Rainer Nägele

Alfred C & Martha F Mohr Professor of Germanic Languages & Literatures, Professor of Comparative Literature

Rainer NägeleRainer Nägele, the University of Innsbruck, Austria and University of Göttingen, West Germany, Ph.D. University of California, Santa Barbara, faculty member at Yale since 2006: Your many brilliant and innovative books along with your numerous essays and your remarkable intellectual performances in the classroom have taught us, ever anew, how to think and how to write. Your texts transform our sense of such seminal authors as Hölderlin, Brecht, Benjamin, Celan, Goethe, Artaud, Freud, Böll, Handke, Keller, Nietzsche, Müller, Trakl, Kafka, Martin Walser, Lacan, Szondi, Rilke, Rimbaud, Kommerell, and Baudelaire and ask us to rethink the tradition of ancient Greece. They have transformed as well such cherished concepts as translation and presentation (Darstellung). They are often political acts of great wisdom and courage.

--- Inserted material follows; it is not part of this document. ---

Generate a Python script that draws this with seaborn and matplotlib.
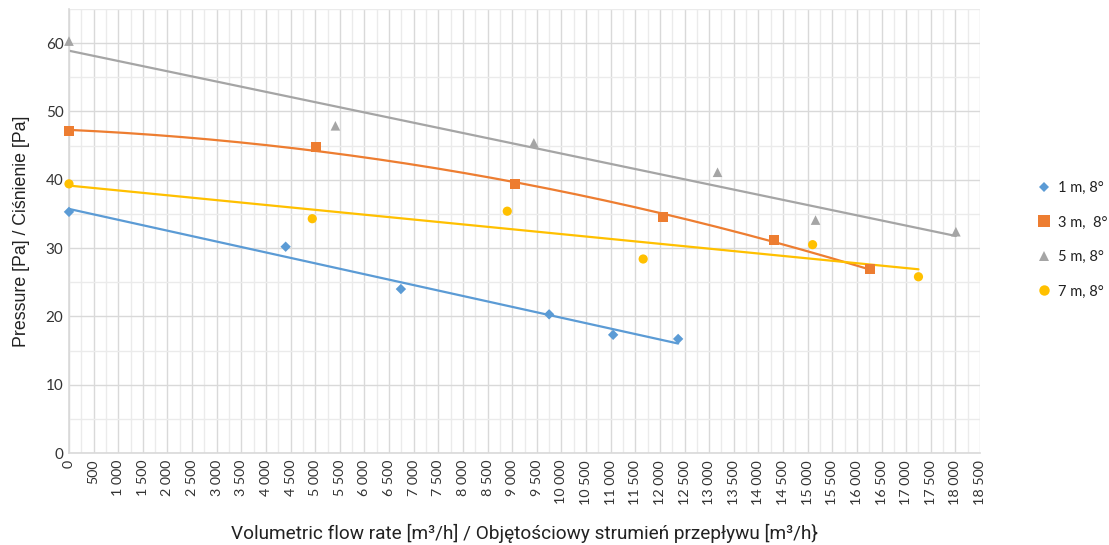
import numpy as np
import pandas as pd
import matplotlib
matplotlib.use("Agg")
import matplotlib.pyplot as plt
from matplotlib.ticker import MultipleLocator, FuncFormatter
from matplotlib.lines import Line2D
import seaborn as sns

# Measured flow rate [m3/h] and pressure [Pa] for each throw distance
series_names = ["1 m, 8°", "3 m,  8°", "5 m, 8°", "7 m, 8°"]

flow_1m = [0, 4400, 6740, 9750, 11050, 12370]
pres_1m = [35.3, 30.2, 24.0, 20.3, 17.3, 16.7]

flow_3m = [0, 5020, 9060, 12070, 14320, 16270]
pres_3m = [47.1, 44.8, 39.4, 34.5, 31.2, 26.9]

flow_5m = [0, 5410, 9440, 13170, 15160, 18010]
pres_5m = [60.3, 47.9, 45.4, 41.1, 34.1, 32.4]

flow_7m = [0, 4940, 8900, 11660, 15100, 17250]
pres_7m = [39.4, 34.3, 35.4, 28.4, 30.5, 25.8]

# Trendline polynomial order per series (linear, quadratic, linear, linear)
trend_order = [1, 2, 1, 1]

colors = ["#5B9BD5", "#ED7D31", "#A5A5A5", "#FFC000"]
markers = ["D", "s", "^", "o"]
marker_sizes = [28, 52, 48, 44]

flows = [flow_1m, flow_3m, flow_5m, flow_7m]
pressures = [pres_1m, pres_3m, pres_5m, pres_7m]

df = pd.concat(
    [pd.DataFrame({"flow": f, "pressure": p, "series": n})
     for f, p, n in zip(flows, pressures, series_names)],
    ignore_index=True,
)

sns.set_theme(style="white")
plt.rcParams["font.family"] = ["Lato", "DejaVu Sans"]

fig = plt.figure(figsize=(11.09, 5.45), dpi=100)
ax = fig.add_axes([0.0622, 0.1688, 0.8215, 0.8147])

# Grid
ax.set_xlim(0, 18500)
ax.set_ylim(0, 65)
ax.xaxis.set_major_locator(MultipleLocator(500))
ax.xaxis.set_minor_locator(MultipleLocator(250))
ax.yaxis.set_major_locator(MultipleLocator(10))
ax.yaxis.set_minor_locator(MultipleLocator(5))
ax.grid(which="major", color="#D9D9D9", linewidth=1.0)
ax.grid(which="minor", color="#EBEBEB", linewidth=1.0)
ax.set_axisbelow(True)
for side in ["top", "right"]:
    ax.spines[side].set_visible(False)
for side in ["left", "bottom"]:
    ax.spines[side].set_color("#D9D9D9")
    ax.spines[side].set_linewidth(1.2)

# Trendlines fitted to each series
for f, p, order, c in zip(flows, pressures, trend_order, colors):
    coef = np.polyfit(f, p, order)
    xs = np.linspace(0, max(f), 200)
    sns.lineplot(x=xs, y=np.polyval(coef, xs), ax=ax, color=c,
                 linewidth=1.6, legend=False, zorder=2)

# Measured points
for name, c, m, s in zip(series_names, colors, markers, marker_sizes):
    sub = df[df["series"] == name]
    sns.scatterplot(data=sub, x="flow", y="pressure", ax=ax, color=c,
                    marker=m, s=s, edgecolor="none", legend=False, zorder=3,
                    clip_on=False)

# Ticks
ax.xaxis.set_major_formatter(
    FuncFormatter(lambda v, _: f"{int(v):,}".replace(",", " ")))
ax.tick_params(axis="x", which="both", length=0, pad=5, labelsize=10.3,
               labelcolor="#333333", labelrotation=90)
ax.tick_params(axis="y", which="both", length=0, pad=4, labelsize=11,
               labelcolor="#333333")

ax.set_xlabel("Volumetric flow rate [m³/h] / Objętościowy strumień przepływu [m³/h}",
              fontsize=13.7, family=["Roboto", "DejaVu Sans"], color="#222222",
              labelpad=14)
ax.set_ylabel("Pressure [Pa] / Ciśnienie [Pa]", fontsize=12.8,
              family=["Liberation Sans", "DejaVu Sans"], color="#222222",
              labelpad=11)

# Legend
handles = [Line2D([], [], linestyle="none", marker=m, color=c,
                  markersize=ms, markeredgewidth=0)
           for m, c, ms in zip(markers, colors, [5.5, 8, 7.5, 7.5])]
leg = fig.legend(handles, series_names, loc="center left",
                 bbox_to_anchor=(0.923, 0.56), frameon=False,
                 fontsize=10.5, labelspacing=1.4, handletextpad=0.45,
                 handlelength=1.0)
for t in leg.get_texts():
    t.set_color("#222222")

fig.savefig("out.png", dpi=100)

A much sought after visitor you have been welcomed throughout the Western world as lecturer and as visiting professor. Generations of devoted students have learned from you and populate departments of literature from coast to coast and beyond, bringing your remarkable, revolutionary modes of meditation and writing to younger generations.

Your exquisite autobiographical work (you speak, more precisely, of topobiographien) tells of a childhood spent in Liechtenstein as a “factory kid”. The dialect term Pfabregg renders the German Fabrik. One cannot help thinking that as you wandered away from this early world you yourself took up a radical form of fabrication, the weaving of ever stunning, experimental texts that persistently lay no claim to conventional concepts of truth. As a child you ate three meals a day of the same kind of porridge. As an adult you became a magnificent chef with great generosity of spirit, celebrating that art with both your students and colleagues. We are nourished by all that you do.

We know that your immediate plan in your retirement years is to read all of Goethe, systematically, from beginning to end. How fortunate for Goethe! He will never find a better reader.